"Hope is not the conviction that something will turn out well but the certainty that something makes sense, regardless of how it turns out”
HOPE is not an investment process, but I HOPE the EU and Ben Bernanke get it right. As Keith McCullough posted yesterday he thought the prepared statement was “refreshingly objective” in saying the Federal Reserve will raise the discount rate “before long.” This is an explicit change in the Fed’s language; a change we thought should have come in January.
The two dominant MACRO factors at work yesterday were the fiscal challenges in Europe and Ben Bernanke testimony that wasn’t. On the lack of conviction on how this is going to end, the S&P 500 finished lower by 0.22% on very light volume. Although, the light volume is likely more a function of the East Coast snowstorm.
In our multi-factor model, the VIX was the only factor that suggested a continued benefit from the RISK AVERSION trade. The VIX closed down 2.3% to 25.40, but is still bullish on TRADE and TREND. The Hedgeye Risk Management models have the following levels for VIX – buy Trade (22.40) and Sell Trade (28.34).
The favorable risk implications are emanating from increased expectations for some kind of Euro/German rescue package for Greece and other troubled European nations. Greek Prime Minister George Papandreou is on the tape saying he does not need help, but has apparently hammered out an aid package. The Dollar index (DXY) gained some strength yesterday finishing up 0.21%. The Hedgeye Risk Management models have levels for DXY at – buy Trade (79.69) and sell Trade (80.67).
Yesterday, the Consumer Discretionary (XLY) underperformed the S&P 500 and broke TREND, leaving Healthcare as the only sector positive on TREND. Although it should be noted that the XLV was the second worst performing sector yesterday, declining 0.6%
The only sector up on the day was Financials (XLF). The money center banks bounced yesterday from the benefited of the RISK AVERSION trade; the two standouts were BAC and JPM. Outside of the banks, the asset managers outperformed too.
The strength in the DXY and earnings miss put pressure on the Materials (XLB), the worst performing sector yesterday. The XLB declined 0.7% yesterday, with the weakness focused on the steel sector. ArcelorMittal announced below consensus Q1 EBITDA guidance, as higher shipments will be offset by lower ASPs and increased costs. Ah yes inflation!
As we look at today’s set up, the range for the S&P 500 is 31 points or 2.1% (1,045) downside and 0.74% (1,076) upside. Equity futures are currently trading above fair value in a follow through to yesterday's late day bounce and the EU support of Greece.

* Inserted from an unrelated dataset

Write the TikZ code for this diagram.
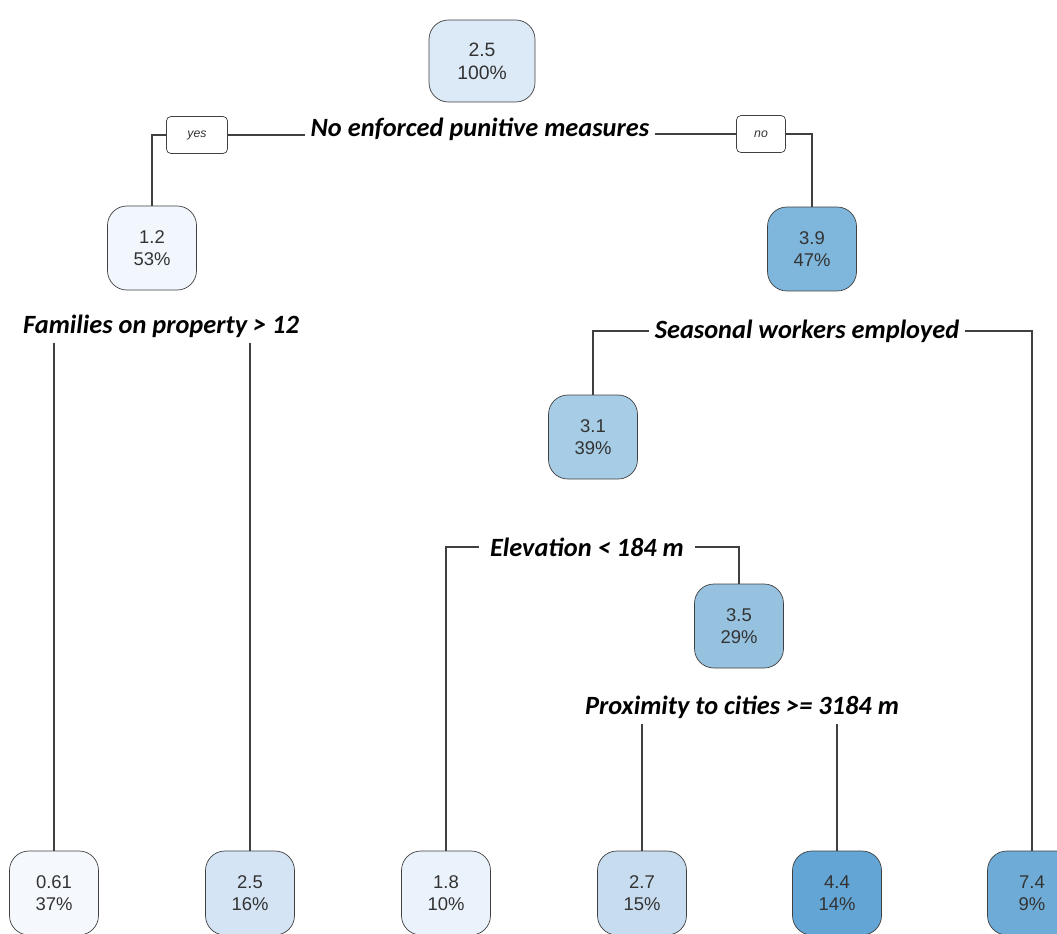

Copper climbed the most in almost three months in London as lending increased in China and employers added jobs in Australia, improving the demand outlook. The Hedgeye Risk Management Quant models have the following levels for COPPER – Buy Trade (2.82) and Sell Trade (3.14).
The correlation for gold continues - gold is trading lower on the back of a stronger dollar. The Hedgeye Risk Management models have the following levels for GOLD – Buy Trade (1,044) and Sell Trade (1,111).
The International Energy Agency raised its forecast for global oil demand this year as developing countries need more crude to fuel their economies. Oil has traded higher for the last three day and looks to be up again today. The Hedgeye Risk Management models have the following levels for OIL – Buy Trade (70.11) and Sell Trade (77.26).